Fill one beaker with ice water and one beaker with room-temperature water.
Put ice in the 16-ounce foam cup.
Make an ice/salt bath in your 8-ounce foam cup. Put 2 tablespoons of ice
water in the cup, add a teaspoon of salt, and stir well with your plastic
spoon. Add ice in halfway up the cup and stir well again.
Add 3 centimeters of room-temperature water to your test tube. Place the
thermometer in the water for 1 minute and then record the temperature in the
data table on your "Experiment Data Sheet" handout. Hold the test tube at the
top as you do this so that your hand does not increase the temperature of the
water.
Place the test tube all the way into the foam cup, and have the timekeeper
start timing when you do so. Don't let any ice get in the test tube.
Record the temperature every 15 seconds. Once each minute, the student
running the experiment should quickly pull out the test tube to see if any ice
has formed, and the recorder should note the tester's observations.

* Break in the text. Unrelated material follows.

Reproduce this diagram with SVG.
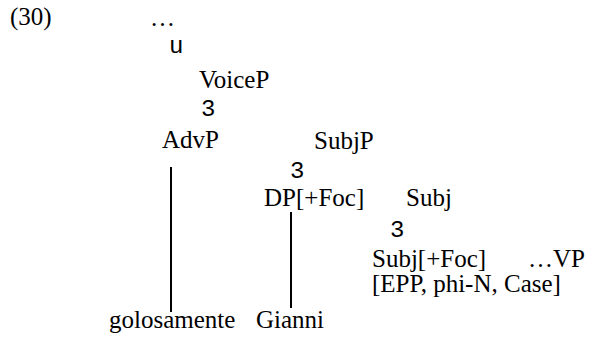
<svg xmlns="http://www.w3.org/2000/svg" width="589" height="338" viewBox="0 0 589 338">
<style>
.t{font-family:"Liberation Serif","Times New Roman",serif;font-size:25px;fill:#000}
.m{font-family:"Liberation Mono","Courier New",monospace;font-size:24px;fill:#000}
.c{stroke:#000;stroke-width:2;fill:none}
</style>
<rect width="589" height="338" fill="#fff"/>
<text class="t" x="10" y="25">(30)</text>
<g id="dots"><text class="t" x="150" y="26">…</text></g>
<g id="u"><text class="m" x="169" y="53">u</text></g>
<g id="VoiceP"><text class="t" x="199" y="88">VoiceP</text></g>
<g id="branch1"><text class="m" x="201" y="116">3</text></g>
<g id="AdvP"><text class="t" x="162" y="148">AdvP</text></g>
<g id="SubjP"><text class="t" x="314" y="149">SubjP</text></g>
<g id="branch2"><text class="m" x="290" y="178">3</text></g>
<g id="DP"><text class="t" x="264" y="206">DP[+Foc]</text></g>
<g id="Subj"><text class="t" x="406" y="206">Subj</text></g>
<g id="branch3"><text class="m" x="390" y="237">3</text></g>
<g id="SubjFoc"><text class="t" x="372" y="267">Subj[+Foc]</text><text class="t" x="372" y="292">[EPP, phi-N, Case]</text></g>
<g id="VP"><text class="t" x="528" y="267">…VP</text></g>
<g id="golosamente"><text class="t" x="109" y="328">golosamente</text></g>
<g id="Gianni"><text class="t" x="256" y="328">Gianni</text></g>
<g id="connectors">
<line class="c" x1="171" y1="167" x2="171" y2="312"/>
<line class="c" x1="291" y1="212" x2="291" y2="308"/>
</g>
</svg>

At the end of every 3 minutes, the recorder should add more ice to make up
for any ice that has melted. Ice can be added all the way to the top of the
cup.
Continue the experiment for 12 minutes.
When you finish, put the test tube in warm water to melt the ice and free
the thermometer.
Using your graph paper, graph your results with time on the x-axis
and temperature on the y-axis.
Questions
Write your answers on a separate sheet of paper.
What was the temperature of the flat section in your graph?
How long did the temperature stay the same? Why do you think it remained the
same?
Why do you think the temperature began to fall again at the end of the flat
section?
What can you conclude about the temperature when you had a liquid-only
state? A solid-only state? What about when both states coexisted?
How would the shape of the graph change if you started with more water in
the test tube? Explain your reasoning.